We use a two-step procedure to interpolate the data in Table 1. In the first step, the dependent variables are 1/\sqrt(m) and 1/m, where m = 1, ... 10, 1000000. The independent variable is statistics corresponding to upper percentiles 0.25, 0.1, 0.05, 0.025, 0.01. The prediction values corresponding to actual number of samples minus 1 are stored. Therefore there are 5 OLS regressions in this step and 5 prediction values.

In the second step, the dependent variables are 5 predictions and their squares, and the independent variables are the p-values {0.25,0.1,0.05,0.025,0.01}. The p-value corresponding to the actual statistics tm is predicted by the linear regression model tm(\alpha) = b0+b1/\sqrt(m)+b2/m.

The details of this step is not mentioned in the paper. The process of calculating p-value when the statistics is not in the table is documented by only one sentence in right column paragraph 3, p. 920: "Similarly, one could interpolate and even extrapolate p-value for the observed Anderson-Darling statistic; see Section 7 for an example." The author suggests using linear extrapolation. We use the second order extrapolation for two reasons: 1) By regressing the p-values against the statistics in Table 1. We found that the coefficient of the second order term is significant in most cases and the R square value is higher than the regression which only include the first order term. This indicates by including the second order term, the extrapolation is more accurate. Take m=1 as an example: the p-value of the second order coefficient is 0.03352. The corresponding R square 0.9994. On the other hand the R square of regression which only includes the first order term is 0.9939. 2) The R program includes also the second order term.

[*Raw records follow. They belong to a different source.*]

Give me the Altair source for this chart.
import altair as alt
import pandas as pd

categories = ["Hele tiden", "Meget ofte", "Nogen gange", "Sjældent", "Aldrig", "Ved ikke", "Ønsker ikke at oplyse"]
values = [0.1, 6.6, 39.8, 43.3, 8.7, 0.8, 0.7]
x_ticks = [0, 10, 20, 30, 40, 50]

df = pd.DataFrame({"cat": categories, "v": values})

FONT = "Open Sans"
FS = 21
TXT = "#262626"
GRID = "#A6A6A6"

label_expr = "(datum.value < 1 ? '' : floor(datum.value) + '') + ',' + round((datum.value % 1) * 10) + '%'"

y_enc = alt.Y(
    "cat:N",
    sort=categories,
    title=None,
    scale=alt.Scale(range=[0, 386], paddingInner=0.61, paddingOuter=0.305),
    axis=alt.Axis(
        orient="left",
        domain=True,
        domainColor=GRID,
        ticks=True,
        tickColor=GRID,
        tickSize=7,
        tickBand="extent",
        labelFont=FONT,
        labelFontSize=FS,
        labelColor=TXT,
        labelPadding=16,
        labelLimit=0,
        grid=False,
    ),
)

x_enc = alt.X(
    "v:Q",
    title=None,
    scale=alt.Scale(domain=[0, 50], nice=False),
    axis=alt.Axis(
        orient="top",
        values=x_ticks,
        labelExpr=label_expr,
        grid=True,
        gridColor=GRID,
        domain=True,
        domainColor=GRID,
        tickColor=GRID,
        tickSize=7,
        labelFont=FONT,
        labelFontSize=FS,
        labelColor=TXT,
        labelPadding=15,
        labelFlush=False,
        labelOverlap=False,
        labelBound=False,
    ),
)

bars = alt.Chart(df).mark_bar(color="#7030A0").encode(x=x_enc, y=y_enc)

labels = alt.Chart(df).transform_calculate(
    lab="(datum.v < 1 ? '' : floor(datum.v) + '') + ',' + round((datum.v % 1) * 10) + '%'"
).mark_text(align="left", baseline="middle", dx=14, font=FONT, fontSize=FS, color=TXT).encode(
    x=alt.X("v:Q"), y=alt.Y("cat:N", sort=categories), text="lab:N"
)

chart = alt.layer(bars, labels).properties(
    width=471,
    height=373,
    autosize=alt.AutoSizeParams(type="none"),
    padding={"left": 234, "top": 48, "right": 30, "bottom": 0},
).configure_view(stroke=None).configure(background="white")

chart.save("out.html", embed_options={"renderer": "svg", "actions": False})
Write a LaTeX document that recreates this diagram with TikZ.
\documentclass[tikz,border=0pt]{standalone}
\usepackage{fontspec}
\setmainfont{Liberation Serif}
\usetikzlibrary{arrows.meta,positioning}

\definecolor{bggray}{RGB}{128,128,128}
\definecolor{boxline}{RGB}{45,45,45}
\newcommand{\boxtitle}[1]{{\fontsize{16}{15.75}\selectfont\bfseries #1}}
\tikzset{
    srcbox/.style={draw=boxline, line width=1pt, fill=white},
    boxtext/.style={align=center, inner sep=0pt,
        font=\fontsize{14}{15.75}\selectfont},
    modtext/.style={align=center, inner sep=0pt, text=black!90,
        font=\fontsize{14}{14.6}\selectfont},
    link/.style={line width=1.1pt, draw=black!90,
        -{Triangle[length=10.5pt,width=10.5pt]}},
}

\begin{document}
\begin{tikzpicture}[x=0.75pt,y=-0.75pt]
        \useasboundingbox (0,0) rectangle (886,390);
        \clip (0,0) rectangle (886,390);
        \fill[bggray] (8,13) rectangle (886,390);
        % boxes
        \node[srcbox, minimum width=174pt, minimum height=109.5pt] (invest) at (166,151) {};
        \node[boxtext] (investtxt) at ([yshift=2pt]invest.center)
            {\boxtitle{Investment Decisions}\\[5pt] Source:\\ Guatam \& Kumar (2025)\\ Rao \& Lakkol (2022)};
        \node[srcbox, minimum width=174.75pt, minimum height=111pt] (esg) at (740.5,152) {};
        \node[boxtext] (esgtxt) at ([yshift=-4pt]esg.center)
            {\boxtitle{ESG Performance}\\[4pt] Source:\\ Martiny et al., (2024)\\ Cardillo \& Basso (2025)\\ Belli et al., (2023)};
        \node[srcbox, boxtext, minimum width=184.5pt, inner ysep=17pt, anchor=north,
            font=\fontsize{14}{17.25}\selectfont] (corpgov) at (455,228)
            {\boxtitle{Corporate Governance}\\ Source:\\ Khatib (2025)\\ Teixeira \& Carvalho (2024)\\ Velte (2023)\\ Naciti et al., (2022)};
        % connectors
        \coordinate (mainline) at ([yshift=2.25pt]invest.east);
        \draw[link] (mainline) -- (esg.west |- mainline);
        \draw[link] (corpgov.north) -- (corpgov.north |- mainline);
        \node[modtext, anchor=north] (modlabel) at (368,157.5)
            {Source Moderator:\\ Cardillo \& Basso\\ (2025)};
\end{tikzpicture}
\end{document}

"Scholz, F.W., and Stephens, M.A., "K-sample Anderson-Darling Tests", Journal of the American Statistical Association, Vol. 82, No. 399, 1987."
• Constructor Summary

Constructors
Constructor and Description
AndersonDarlingPValue(int m)
Construct the Anderson-Darling distribution for a particular number of samples.
• Method Summary

All Methods
Modifier and Type Method and Description
double alpha(double tm)
Gets the p-value for a test statistic.
• Methods inherited from class java.lang.Object

clone, equals, finalize, getClass, hashCode, notify, notifyAll, toString, wait, wait, wait
• Constructor Detail

• AndersonDarlingPValue

public AndersonDarlingPValue(int m)
Construct the Anderson-Darling distribution for a particular number of samples.
Parameters:
m - the number of samples minus 1
• Method Detail

• alpha

public double alpha(double tm)
Gets the p-value for a test statistic.
Parameters:
tm - the test statistics
Returns:
the p-value corresponding to the test statistics